40 Croire ne va pas sans témoigner. Le "oui" chrétien à Dieu implique un certain nombre de "non" par rapport aux orientations du monde. Il ne s'agit pas de refuser le monde ou de le fuir. Il s'agit de refuser ce qui, dans les structures et les moeurs du monde, se ferme à Dieu et éloigne de lui: l'égoïsme le mensonge, l'injustice sous toutes ses formes...
Un tel choix de vie peut, dans certaines circonstances, conduire au martyre (ce mot est la transcription du terme grec qui signifie "témoignage"). Le témoignage n'est pas pour autant réservé à une élite de croyants. C'est la vocation de tous les baptisés, comme l'a encore rappelé le concile Vatican II: "Car tous les chrétiens, partout où ils vivent, sont tenus de manifester de telle manière, par l'exemple de leur vie et le témoignage de leur parole, l'homme nouveau qu'ils ont revêtu par le baptême et la force du Saint-Esprit qui les a fortifiés au moyen de la confirmation, que les autres, considérant leurs bonnes oeuvres, glorifient le Père (cf. Mt 5,16) et perçoivent plus pleinement le sens authentique et le lien universel de communion des hommes." (AGD 11)
41 Les conditions actuelles de la vie chrétienne demandent de plus en plus aux chrétiens de former une Église de témoins, prêts à dire "oui" à Dieu comme Dieu, trouvant en lui le sens radical de leur vie et le préférant à tout le reste. Ils sont provoqués à faire leur la réponse de Jésus à Satan, lors de la tentation au désert: "Il est écrit: Tu te prosterneras devant le Seigneur ton Dieu, et c'est lui seul que tu adoreras." (Lc 4,8)
Dans ce contexte, les croyants sont appelés à faire valoir sereinement la foi qui les fait vivre, en rayonnant la paix, même au-delà du déchirement, et en laissant entrevoir les horizons insoupçonnés qu'ouvre cette foi. Celle-ci est, à leurs yeux, un bien trop précieux pour qu'ils ne soient pas portés à vouloir la communiquer, non pas en empruntant les chemins trop humains de la propagande, mais plutôt en reprenant la proposition de Jésus à ses premiers disciples: "Venez et voyez." (Jn 1,39)
42 Le chemin de la foi est un chemin de mise à l'épreuve et de liberté.
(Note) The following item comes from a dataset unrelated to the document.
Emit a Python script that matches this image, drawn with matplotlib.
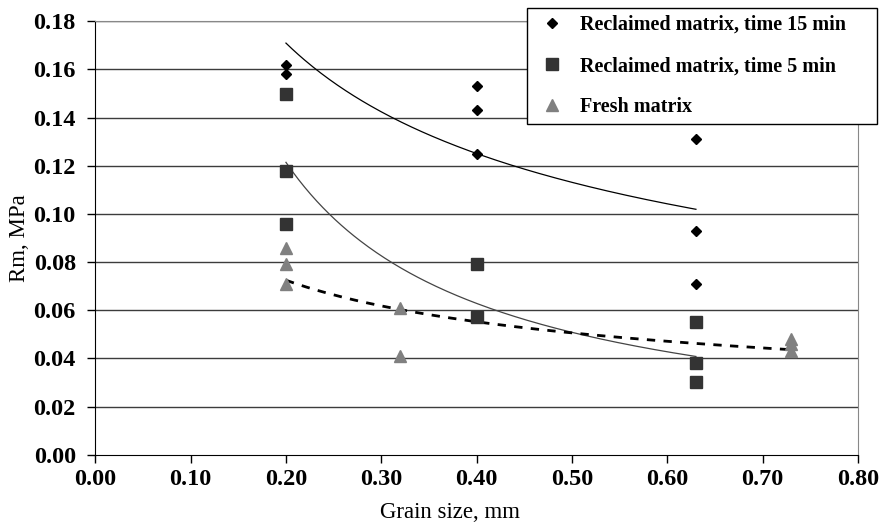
import numpy as np
import matplotlib
matplotlib.use("Agg")
import matplotlib.pyplot as plt

plt.rcParams['font.family'] = ['Liberation Serif', 'DejaVu Serif']

# reclaimed matrix, 15 min mixing
x_15 = [0.20, 0.20, 0.40, 0.40, 0.40, 0.63, 0.63, 0.63]
y_15 = [0.162, 0.158, 0.153, 0.143, 0.125, 0.131, 0.093, 0.071]

# reclaimed matrix, 5 min mixing
x_5 = [0.20, 0.20, 0.20, 0.40, 0.40, 0.63, 0.63, 0.63]
y_5 = [0.150, 0.118, 0.096, 0.079, 0.057, 0.055, 0.038, 0.030]

# fresh matrix
x_fresh = [0.20, 0.20, 0.20, 0.32, 0.32, 0.73, 0.73, 0.73]
y_fresh = [0.086, 0.079, 0.071, 0.061, 0.041, 0.048, 0.046, 0.043]

labels = ['Reclaimed matrix, time 15 min',
          'Reclaimed matrix, time 5 min',
          'Fresh matrix']


def power_trend(x, y):
    # y = a * x^b, least squares in log-log space
    b, ln_a = np.polyfit(np.log(x), np.log(y), 1)
    xs = np.linspace(min(x), max(x), 200)
    return xs, np.exp(ln_a) * xs ** b


fig = plt.figure(figsize=(8.83, 5.27), dpi=100)
ax = fig.add_axes([0.1079, 0.1372, 0.8638, 0.8224])

ax.set_xlim(0, 0.8)
ax.set_ylim(0, 0.18)
ax.set_xticks(np.arange(0, 0.81, 0.1))
ax.set_yticks(np.arange(0, 0.181, 0.02))
ax.xaxis.set_major_formatter(matplotlib.ticker.FormatStrFormatter('%.2f'))
ax.yaxis.set_major_formatter(matplotlib.ticker.FormatStrFormatter('%.2f'))

for y in np.arange(0.02, 0.181, 0.02):
    ax.axhline(y, color='#3c3c3c', lw=1.0, zorder=0)

xs, ys = power_trend(x_15, y_15)
ax.plot(xs, ys, color='black', lw=0.9, zorder=2)
xs, ys = power_trend(x_5, y_5)
ax.plot(xs, ys, color='#444444', lw=0.9, zorder=2)
xs, ys = power_trend(x_fresh, y_fresh)
ax.plot(xs, ys, color='black', lw=2.0, dashes=(3, 3), zorder=2)

ax.plot(x_15, y_15, 'D', color='black', ms=5.5, ls='none', label=labels[0], zorder=3)
ax.plot(x_5, y_5, 's', color='#333333', ms=9, ls='none', label=labels[1], zorder=3)
ax.plot(x_fresh, y_fresh, '^', color='#808080', ms=8.5, ls='none', label=labels[2], zorder=3)

ax.spines['left'].set_color('black')
ax.spines['bottom'].set_color('black')
ax.spines['top'].set_color('#888888')
ax.spines['right'].set_color('#888888')
ax.tick_params(direction='out', length=6, width=1, color='black', labelsize=17.5)
ax.tick_params(axis='y', pad=8)
ax.tick_params(axis='x', pad=4)
for lab in ax.get_xticklabels() + ax.get_yticklabels():
    lab.set_fontweight('bold')

ax.set_xlabel('Grain size, mm', fontsize=16.5)
ax.set_ylabel('Rm, MPa', fontsize=16.5)
ax.xaxis.set_label_coords(0.465, -0.108)
ax.yaxis.set_label_coords(-0.085, 0.5)

# legend box spans past the right edge of the plot area
leg_x0, leg_x1 = 527 / 883, 877 / 883
leg_y0, leg_y1 = 1 - 128 / 527, 1 - 8 / 527
leg = fig.legend(loc='upper left',
                 bbox_to_anchor=(leg_x0, leg_y0, leg_x1 - leg_x0, leg_y1 - leg_y0),
                 mode='expand',
                 prop={'weight': 'bold', 'size': 14.5}, frameon=True, fancybox=False,
                 edgecolor='black', framealpha=1, handlelength=1.8, handletextpad=0.5,
                 labelspacing=1.05, borderpad=0.35, borderaxespad=0)
leg.get_frame().set_linewidth(1.0)

fig.savefig('out.png', dpi=100)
Au fur et à mesure qu'il s'y engage, le croyant découvre que c'est aussi une oeuvre de la grâce. Car sa fidélité est soutenue par une fidélité plus forte que la sienne: la fidélité du Dieu sur lequel il joue sa vie.
Le cheminement de la foi se confond ainsi avec la découverte toujours plus approfondie que l'homme n'est et ne demeure fidèle à Dieu que parce que Dieu est et demeure totalement, inconditionnellement, fidèle à l'homme: à chaque être humain, en son histoire personnelle, et à l'humanité tout entière.
Cette fidélité de Dieu à l'homme se manifeste dans le dialogue ininterrompu qu'il institue avec lui. D'Abraham à Marie et du peuple d'Israël à l'Église d'aujourd'hui, Dieu apparaît comme celui qui ne cesse de se révéler et d'aller au-devant des hommes dans un geste d'amour.